Retail sales in the United Kingdom grew 1.9 percent in January compared with December and 5.3 per cent on an annual basis, according to data released by the Office for National Statistics (ONS) on Friday.

The month-on-month growth of 1.9 per cent in January followed a decline in retail sales volume of 1.4 per cent in December, ONS said.

The underlying picture may therefore be better considered by noting that in the two months taken together, sales increased by 0.5 per cent, the report says.

The data presents a picture of positive, but unspectacular, underlying growth, according to Vicky Redwood, senior UK economist at Capital Economics. The analyst said the January figures cannot be taken as evidence for any solid consumer recovery.

What’s more, other evidence (e.g. John Lewis weekly sales figures, the BRC survey) suggests that after a strong start to January, spending growth has slowed to pretty sluggish rates and has yet to recover, Redwood said in a note.
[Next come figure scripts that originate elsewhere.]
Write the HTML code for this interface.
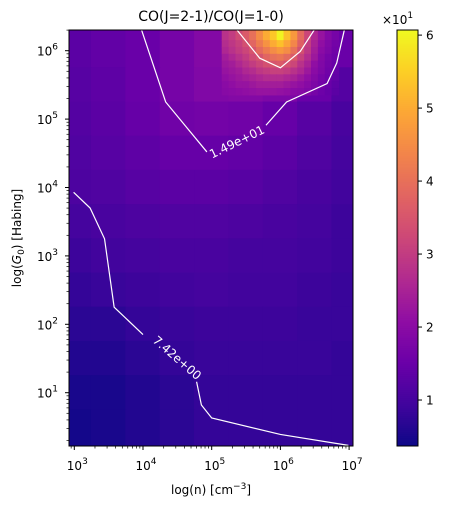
<!DOCTYPE html>
<html><head><meta charset="utf-8"><style>
html,body{margin:0;padding:0;background:#fff;}
svg text{font-family:"DejaVu Sans","Liberation Sans",sans-serif;}
</style></head><body>
<svg id="chart" width="466" height="511" viewBox="0 0 466 511" xmlns="http://www.w3.org/2000/svg">
<defs><clipPath id="pc"><rect x="69" y="30" width="284" height="416"/></clipPath></defs>
<text x="211" y="21" font-size="14" text-anchor="middle">CO(J=2-1)/CO(J=1-0)</text>
<g id="heat" clip-path="url(#pc)"></g>
<g id="contours" clip-path="url(#pc)"></g>
<rect x="69" y="30" width="284" height="416" fill="none" stroke="#000" stroke-width="1"/>
<g id="axes"></g>
<text x="211" y="494" font-size="12" text-anchor="middle">log(n) [cm<tspan dy="-5" font-size="9">−3</tspan><tspan dy="5">]</tspan></text>
<text transform="translate(21,238) rotate(-90)" font-size="12" text-anchor="middle">log(<tspan font-style="italic">G</tspan><tspan dy="3" font-size="9">0</tspan><tspan dy="-3">) [Habing]</tspan></text>
<g id="cbar"></g>
</svg>
<script>
// ----- data -----
const coarseX = [3.0,3.5,4.0,4.5,5.0,5.5,6.0,6.5,7.0];
const coarseY = [6.0,5.5,5.0,4.5,4.0,3.5,3.0,2.5,2.0,1.5,1.0,0.5];
const coarseVals = [
[1.3,1.4,1.5,1.7,1.9,2.0,2.3,2.0,1.5],
[1.25,1.35,1.5,1.7,1.85,1.9,1.8,1.5,1.2],
[1.2,1.3,1.45,1.6,1.65,1.6,1.45,1.25,1.05],
[1.15,1.25,1.35,1.45,1.45,1.4,1.3,1.15,1.0],
[1.1,1.15,1.25,1.3,1.3,1.25,1.15,1.05,0.95],
[1.0,1.05,1.1,1.15,1.15,1.1,1.05,1.0,0.9],
[0.9,0.95,1.0,1.05,1.05,1.0,1.0,0.95,0.9],
[0.8,0.85,0.9,0.95,1.0,0.95,0.95,0.9,0.85],
[0.7,0.7,0.8,0.85,0.9,0.9,0.9,0.85,0.85],
[0.6,0.6,0.7,0.8,0.85,0.85,0.85,0.85,0.8],
[0.5,0.5,0.6,0.7,0.8,0.8,0.8,0.8,0.8],
[0.45,0.5,0.6,0.7,0.8,0.8,0.8,0.8,0.8]];
const fineX = [5.2,5.3,5.4,5.5,5.6,5.7,5.8,5.9,6.0,6.1,6.2,6.3,6.4,6.5,6.6,6.7,6.8];
const fineY = [6.2,6.1,6.0,5.9,5.8,5.7,5.6,5.5,5.4];
const fineVals = [
[2.8,3.0,3.3,3.6,4.0,4.5,5.0,5.4,6.0,5.3,4.7,3.9,3.2,2.6,2.2,1.9,1.7],
[2.7,2.9,3.1,3.4,3.8,4.2,4.6,5.0,5.3,4.9,4.4,3.7,3.0,2.5,2.1,1.85,1.65],
[2.6,2.8,3.0,3.2,3.5,3.9,4.2,4.5,4.7,4.5,4.0,3.4,2.9,2.4,2.0,1.8,1.6],
[2.4,2.6,2.8,3.0,3.3,3.5,3.8,4.0,4.1,3.9,3.6,3.1,2.7,2.3,1.9,1.7,1.55],
[2.3,2.4,2.6,2.8,3.0,3.2,3.4,3.5,3.6,3.4,3.2,2.8,2.5,2.1,1.85,1.65,1.5],
[2.2,2.3,2.4,2.6,2.7,2.9,3.0,3.1,3.1,3.0,2.8,2.6,2.3,2.0,1.8,1.6,1.45],
[2.1,2.2,2.3,2.4,2.5,2.6,2.7,2.7,2.7,2.6,2.5,2.3,2.1,1.9,1.7,1.55,1.4],
[2.0,2.1,2.2,2.2,2.3,2.4,2.4,2.4,2.4,2.3,2.2,2.1,1.95,1.8,1.65,1.5,1.35],
[1.95,2.0,2.05,2.1,2.15,2.2,2.2,2.2,2.15,2.1,2.0,1.95,1.85,1.7,1.55,1.45,1.3]];
// contour vertices (log n, log G0)
const contHighX = [3.98,4.33,4.93];
const contHighY = [6.3,5.25,4.52];
const contHigh2X = [5.79,6.09,6.68,6.82,6.93];
const contHigh2Y = [4.91,5.25,5.52,5.82,6.3];
const contInnerX = [5.37,5.70,6.0,6.29,6.49];
const contInnerY = [6.3,5.89,5.75,5.99,6.3];
const contLowX = [2.99,3.23,3.44,3.58,4.0];
const contLowY = [3.93,3.70,3.25,2.25,1.85];
const contLow2X = [4.78,4.85,5.0,6.0,6.99];
const contLow2Y = [1.16,0.82,0.63,0.39,0.23];
const xTickLabels = ["3","4","5","6","7"];
const yTickLabels = ["1","2","3","4","5","6"];
const cbTicks = [1,2,3,4,5,6];
const vmin = 0.37, vmax = 6.07;

// ----- scales -----
const X = l => 74.3 + (l-3)*68.7;
const Y = l => 50.7 + (6-l)*68.4;
const CBY = v => 446 - (v-vmin)/(vmax-vmin)*416;
const stops = ["#0d0887","#41049d","#6a00a8","#8f0da4","#b12a90","#cc4778","#e16462","#f2844b","#fca636","#fcce25","#f0f921"];
function hex(h){return [1,3,5].map(i=>parseInt(h.substr(i,2),16));}
function cmap(v){let t=Math.max(0,Math.min(1,(v-vmin)/(vmax-vmin)))*10;let i=Math.min(9,Math.floor(t)),f=t-i;
 const a=hex(stops[i]),b=hex(stops[i+1]);return "rgb("+a.map((c,k)=>Math.round(c+(b[k]-c)*f)).join(",")+")";}
const NS="http://www.w3.org/2000/svg";
function el(tag,attrs,parent){const e=document.createElementNS(NS,tag);for(const k in attrs)e.setAttribute(k,attrs[k]);parent.appendChild(e);return e;}

const heat=document.getElementById('heat');
coarseY.forEach((yc,r)=>coarseX.forEach((xc,c)=>{
 const x0=X(xc-0.25)-0.5,x1=X(xc+0.25)+0.5,y0=Y(yc+0.25+(r===0?0.2:0))-0.5,y1=Y(yc-0.25-(r===coarseY.length-1?0.2:0))+0.5;
 const e=el('rect',{x:x0,y:y0,width:x1-x0,height:y1-y0,fill:cmap(coarseVals[r][c])},heat);
 
 
}));
fineY.forEach((yc,r)=>fineX.forEach((xc,c)=>{
 const x0=X(xc-0.05)-0.3,x1=X(xc+0.05)+0.3,y0=Y(yc+0.05+(r===0?0.1:0))-0.3,y1=Y(yc-0.05)+0.3;
 const e=el('rect',{x:x0,y:y0,width:x1-x0,height:y1-y0,fill:cmap(fineVals[r][c])},heat);
 
 
}));

const cg=document.getElementById('contours');
function line(xs,ys,name){const e=el('polyline',{points:xs.map((x,i)=>X(x)+","+Y(ys[i])).join(" "),fill:"none",stroke:"#fff","stroke-width":1.2},cg);
 
 }
line(contHighX,contHighY,'contour-1.49e1');
line(contHigh2X,contHigh2Y,'contour-1.49e1-b');
line(contInnerX,contInnerY,'contour-inner');
line(contLowX,contLowY,'contour-7.42');
line(contLow2X,contLow2Y,'contour-7.42-b');
let lb=el('text',{x:237,y:146,fill:"#fff","font-size":12,"text-anchor":"middle",transform:"rotate(-26 237 142)"},cg);lb.textContent="1.49e+01";


lb=el('text',{x:177,y:362,fill:"#fff","font-size":12,"text-anchor":"middle",transform:"rotate(41 177 358)"},cg);lb.textContent="7.42e+00";



const ax=document.getElementById('axes');
function sup(parent,x,y,base,exp,anchor,name){const t=el('text',{x:x,y:y,"font-size":12,"text-anchor":anchor},parent);
 
 
 const a=el('tspan',{},t);a.textContent=base;const b=el('tspan',{dy:-6,"font-size":9},t);b.textContent=exp;}
xTickLabels.forEach(l=>{const v=+l,px=X(v);
 el('line',{x1:px,y1:446,x2:px,y2:450,stroke:"#000"},ax);
 sup(ax,px+3,470,"10",l,"middle",'x-tick-label');
 if(v<7)for(let k=2;k<10;k++){const m=X(v+Math.log10(k));el('line',{x1:m,y1:446,x2:m,y2:448.5,stroke:"#000","stroke-width":0.7},ax);}
});
for(let k=9;k<10;k++){const m=X(2+Math.log10(k));if(m>69)el('line',{x1:m,y1:446,x2:m,y2:448.5,stroke:"#000","stroke-width":0.7},ax);}
yTickLabels.forEach(l=>{const v=+l,py=Y(v);
 el('line',{x1:65,y1:py,x2:69,y2:py,stroke:"#000"},ax);
 sup(ax,58,py+5,"10",l,"end",'y-tick-label');
});
for(let d=0;d<=6;d++)for(let k=2;k<10;k++){const m=Y(d+Math.log10(k));if(m>30&&m<446)el('line',{x1:66.5,y1:m,x2:69,y2:m,stroke:"#000","stroke-width":0.7},ax);}

const cb=document.getElementById('cbar');
for(let i=0;i<208;i++){const y=446-(i+1)*2;el('rect',{x:397,y:y,width:21,height:2.3,fill:cmap(vmin+(i+0.5)/208*(vmax-vmin))},cb);}
el('rect',{x:397,y:30,width:21,height:416,fill:"none",stroke:"#000"},cb);
cbTicks.forEach(v=>{const py=CBY(v);el('line',{x1:418,y1:py,x2:422,y2:py,stroke:"#000"},cb);
 const t=el('text',{x:426,y:py+4.5,"font-size":12},cb);t.textContent=String(v);
 
 });
const mult=el('text',{x:382,y:24,"font-size":12},cb);


const m1=el('tspan',{},mult);m1.textContent="×10";const m2=el('tspan',{dy:-6,"font-size":9},mult);m2.textContent="1";
</script>
</body></html>
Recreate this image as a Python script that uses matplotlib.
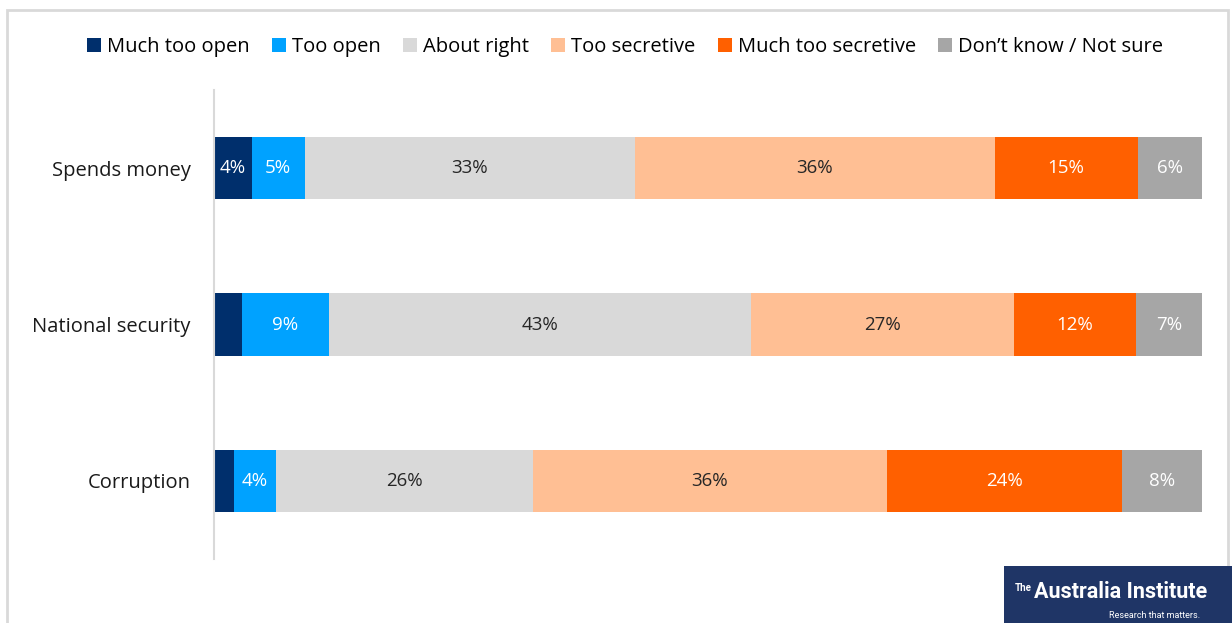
import matplotlib.pyplot as plt
from matplotlib.patches import Rectangle

categories = ['Spends money', 'National security', 'Corruption']
series = ['Much too open', 'Too open', 'About right', 'Too secretive',
          'Much too secretive', 'Don\u2019t know / Not sure']
much_too_open = [3.8, 2.8, 2.0]
too_open = [5.4, 8.8, 4.3]
about_right = [33.4, 42.8, 26.0]
too_secretive = [36.4, 26.6, 35.8]
much_too_secretive = [14.5, 12.3, 23.8]
dont_know = [6.5, 6.7, 8.1]
labels = [['4%', '', ''], ['5%', '9%', '4%'], ['33%', '43%', '26%'],
          ['36%', '27%', '36%'], ['15%', '12%', '24%'], ['6%', '7%', '8%']]

colors = ['#002f6c', '#00a2ff', '#d9d9d9', '#ffbf94', '#ff6000', '#a6a6a6']
text_colors = ['white', 'white', '#262626', '#262626', 'white', 'white']

plt.rcParams['font.family'] = ['Open Sans', 'DejaVu Sans']

fig = plt.figure(figsize=(12.32, 6.23), dpi=100)
ax = fig.add_axes([214 / 1232, 1 - 559 / 623, 988 / 1232, 469 / 623])

values = [much_too_open, too_open, about_right, too_secretive,
          much_too_secretive, dont_know]
ypos = list(range(len(categories)))
left = [0.0] * len(categories)
for i, vals in enumerate(values):
    bars = ax.barh(ypos, vals, left=left, height=0.4, color=colors[i],
                   label=series[i], linewidth=0)
    for j, b in enumerate(bars):
        if labels[i][j]:
            ax.text(b.get_x() + b.get_width() / 2, b.get_y() + b.get_height() / 2,
                    labels[i][j], ha='center', va='center', fontsize=13.5,
                    color=text_colors[i])
    left = [l + v for l, v in zip(left, vals)]

ax.set_xlim(0, 100)
ax.set_ylim(2.5, -0.5)
ax.set_yticks(ypos)
ax.set_yticklabels(categories, fontsize=14.5, color='#1a1a1a')
ax.tick_params(axis='y', length=0, pad=17)
ax.set_xticks([])
for s in ['top', 'right', 'bottom']:
    ax.spines[s].set_visible(False)
ax.spines['left'].set_color('#d9d9d9')
ax.spines['left'].set_linewidth(1.5)

fig.legend(loc='center', bbox_to_anchor=(625 / 1232, 1 - 47 / 623), ncol=6,
           frameon=False, fontsize=14.5, handlelength=0.7, handleheight=0.7,
           handletextpad=0.3, columnspacing=1.1)

# chart border
fig.patches.append(Rectangle((7 / 1232, -0.05), 1221 / 1232, 1.05 - 10 / 623,
                             transform=fig.transFigure, fill=False,
                             edgecolor='#d9d9d9', linewidth=2))

# logo
fig.patches.append(Rectangle((1004 / 1232, 0), 228 / 1232, 57 / 623,
                             transform=fig.transFigure, facecolor='#1f3566',
                             edgecolor='none'))
fig.text(1015 / 1232, 1 - 588 / 623, 'The', color='white', fontsize=7,
         fontweight='bold', va='center', ha='left', family='Roboto')
fig.text(1034 / 1232, 1 - 592 / 623, 'Australia Institute', color='white',
         fontsize=15.5, fontweight='bold', va='center', ha='left',
         family='Roboto')
fig.text(1200 / 1232, 1 - 616 / 623, 'Research that matters.', color='white',
         fontsize=6.5, va='center', ha='right', family='Roboto')

fig.savefig('out.png', dpi=100)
While food store sales decreased by 2.3 per cent, predominantly non-food store sales rose by 9.5 per cent with rises across all sectors in this area, ONS said. Other stores saw the largest rise at 15.8 per cent, driven by computers and telecommunications equipment and sporting goods and toys, followed by non-specialized stores at 10.7 per cent.
Non-store retailing increased by 22.1 per cent and automotive fuel increased by 6.0 percent.

Indeed, with real household incomes set to fall significantly this year, we find it hard to see consumer spending doing at all well, Redwood said.